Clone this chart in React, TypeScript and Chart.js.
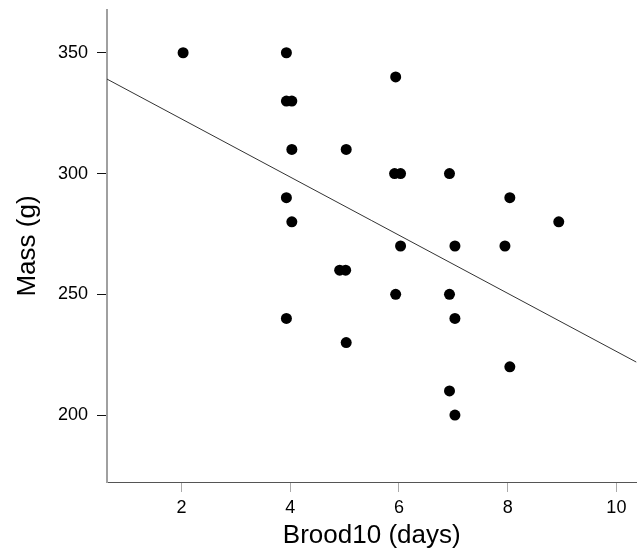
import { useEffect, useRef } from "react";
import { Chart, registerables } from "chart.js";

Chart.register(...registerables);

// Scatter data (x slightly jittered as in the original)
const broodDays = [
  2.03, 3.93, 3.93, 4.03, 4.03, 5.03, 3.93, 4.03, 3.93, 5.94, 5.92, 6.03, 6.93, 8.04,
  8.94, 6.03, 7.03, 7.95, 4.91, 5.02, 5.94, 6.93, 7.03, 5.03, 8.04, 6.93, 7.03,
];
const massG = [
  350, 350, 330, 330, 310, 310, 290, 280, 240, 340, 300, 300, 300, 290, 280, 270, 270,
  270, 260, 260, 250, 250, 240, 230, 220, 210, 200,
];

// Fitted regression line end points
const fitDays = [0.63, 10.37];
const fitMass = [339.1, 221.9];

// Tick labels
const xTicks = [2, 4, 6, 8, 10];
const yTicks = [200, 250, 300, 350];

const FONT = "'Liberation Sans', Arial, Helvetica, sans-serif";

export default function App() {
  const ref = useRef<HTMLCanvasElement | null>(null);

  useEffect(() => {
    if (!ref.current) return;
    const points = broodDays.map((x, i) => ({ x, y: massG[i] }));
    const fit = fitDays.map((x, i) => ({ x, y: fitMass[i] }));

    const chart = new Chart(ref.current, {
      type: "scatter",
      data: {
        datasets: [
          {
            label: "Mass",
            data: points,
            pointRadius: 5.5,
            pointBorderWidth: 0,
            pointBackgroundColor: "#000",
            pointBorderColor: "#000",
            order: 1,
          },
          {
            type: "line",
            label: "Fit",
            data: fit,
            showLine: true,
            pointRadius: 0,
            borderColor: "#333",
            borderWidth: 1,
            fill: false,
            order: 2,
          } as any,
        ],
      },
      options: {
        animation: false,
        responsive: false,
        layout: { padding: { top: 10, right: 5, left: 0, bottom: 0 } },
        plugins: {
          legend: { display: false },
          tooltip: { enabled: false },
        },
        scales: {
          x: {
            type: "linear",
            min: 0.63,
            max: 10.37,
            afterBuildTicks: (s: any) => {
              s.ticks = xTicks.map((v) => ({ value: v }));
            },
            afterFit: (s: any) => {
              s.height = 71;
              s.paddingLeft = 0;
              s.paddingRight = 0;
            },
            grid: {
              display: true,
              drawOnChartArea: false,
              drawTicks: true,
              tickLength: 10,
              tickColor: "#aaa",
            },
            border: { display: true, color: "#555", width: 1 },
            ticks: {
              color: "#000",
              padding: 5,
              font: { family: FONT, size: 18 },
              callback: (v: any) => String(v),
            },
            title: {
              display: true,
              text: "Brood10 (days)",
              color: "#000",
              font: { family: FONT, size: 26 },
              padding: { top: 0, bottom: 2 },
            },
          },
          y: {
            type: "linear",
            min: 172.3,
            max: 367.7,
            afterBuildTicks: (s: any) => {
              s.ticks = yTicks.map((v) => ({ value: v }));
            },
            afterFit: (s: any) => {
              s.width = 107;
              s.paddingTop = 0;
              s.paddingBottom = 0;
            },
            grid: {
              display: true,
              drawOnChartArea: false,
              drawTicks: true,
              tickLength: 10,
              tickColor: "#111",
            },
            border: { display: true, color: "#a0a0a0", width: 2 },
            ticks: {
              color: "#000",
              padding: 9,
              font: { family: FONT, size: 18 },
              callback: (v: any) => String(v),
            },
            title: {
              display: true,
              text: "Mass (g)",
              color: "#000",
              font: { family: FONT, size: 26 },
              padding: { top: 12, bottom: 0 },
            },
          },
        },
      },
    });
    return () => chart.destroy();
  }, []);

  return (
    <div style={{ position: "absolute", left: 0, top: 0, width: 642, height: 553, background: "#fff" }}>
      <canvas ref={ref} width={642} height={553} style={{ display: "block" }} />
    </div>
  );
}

================

Copy the material above in full and exactly, skipping pictures.

Clone this chart in React, TypeScript and Chart.js.
import { useEffect, useRef } from "react";
import { Chart, registerables } from "chart.js";

Chart.register(...registerables);

// Scatter data (x slightly jittered as in the original)
const broodDays = [
  2.03, 3.93, 3.93, 4.03, 4.03, 5.03, 3.93, 4.03, 3.93, 5.94, 5.92, 6.03, 6.93, 8.04,
  8.94, 6.03, 7.03, 7.95, 4.91, 5.02, 5.94, 6.93, 7.03, 5.03, 8.04, 6.93, 7.03,
];
const massG = [
  350, 350, 330, 330, 310, 310, 290, 280, 240, 340, 300, 300, 300, 290, 280, 270, 270,
  270, 260, 260, 250, 250, 240, 230, 220, 210, 200,
];

// Fitted regression line end points
const fitDays = [0.63, 10.37];
const fitMass = [339.1, 221.9];

// Tick labels
const xTicks = [2, 4, 6, 8, 10];
const yTicks = [200, 250, 300, 350];

const FONT = "'Liberation Sans', Arial, Helvetica, sans-serif";

export default function App() {
  const ref = useRef<HTMLCanvasElement | null>(null);

  useEffect(() => {
    if (!ref.current) return;
    const points = broodDays.map((x, i) => ({ x, y: massG[i] }));
    const fit = fitDays.map((x, i) => ({ x, y: fitMass[i] }));

    const chart = new Chart(ref.current, {
      type: "scatter",
      data: {
        datasets: [
          {
            label: "Mass",
            data: points,
            pointRadius: 5.5,
            pointBorderWidth: 0,
            pointBackgroundColor: "#000",
            pointBorderColor: "#000",
            order: 1,
          },
          {
            type: "line",
            label: "Fit",
            data: fit,
            showLine: true,
            pointRadius: 0,
            borderColor: "#333",
            borderWidth: 1,
            fill: false,
            order: 2,
          } as any,
        ],
      },
      options: {
        animation: false,
        responsive: false,
        layout: { padding: { top: 10, right: 5, left: 0, bottom: 0 } },
        plugins: {
          legend: { display: false },
          tooltip: { enabled: false },
        },
        scales: {
          x: {
            type: "linear",
            min: 0.63,
            max: 10.37,
            afterBuildTicks: (s: any) => {
              s.ticks = xTicks.map((v) => ({ value: v }));
            },
            afterFit: (s: any) => {
              s.height = 71;
              s.paddingLeft = 0;
              s.paddingRight = 0;
            },
            grid: {
              display: true,
              drawOnChartArea: false,
              drawTicks: true,
              tickLength: 10,
              tickColor: "#aaa",
            },
            border: { display: true, color: "#555", width: 1 },
            ticks: {
              color: "#000",
              padding: 5,
              font: { family: FONT, size: 18 },
              callback: (v: any) => String(v),
            },
            title: {
              display: true,
              text: "Brood10 (days)",
              color: "#000",
              font: { family: FONT, size: 26 },
              padding: { top: 0, bottom: 2 },
            },
          },
          y: {
            type: "linear",
            min: 172.3,
            max: 367.7,
            afterBuildTicks: (s: any) => {
              s.ticks = yTicks.map((v) => ({ value: v }));
            },
            afterFit: (s: any) => {
              s.width = 107;
              s.paddingTop = 0;
              s.paddingBottom = 0;
            },
            grid: {
              display: true,
              drawOnChartArea: false,
              drawTicks: true,
              tickLength: 10,
              tickColor: "#111",
            },
            border: { display: true, color: "#a0a0a0", width: 2 },
            ticks: {
              color: "#000",
              padding: 9,
              font: { family: FONT, size: 18 },
              callback: (v: any) => String(v),
            },
            title: {
              display: true,
              text: "Mass (g)",
              color: "#000",
              font: { family: FONT, size: 26 },
              padding: { top: 12, bottom: 0 },
            },
          },
        },
      },
    });
    return () => chart.destroy();
  }, []);

  return (
    <div style={{ position: "absolute", left: 0, top: 0, width: 642, height: 553, background: "#fff" }}>
      <canvas ref={ref} width={642} height={553} style={{ display: "block" }} />
    </div>
  );
}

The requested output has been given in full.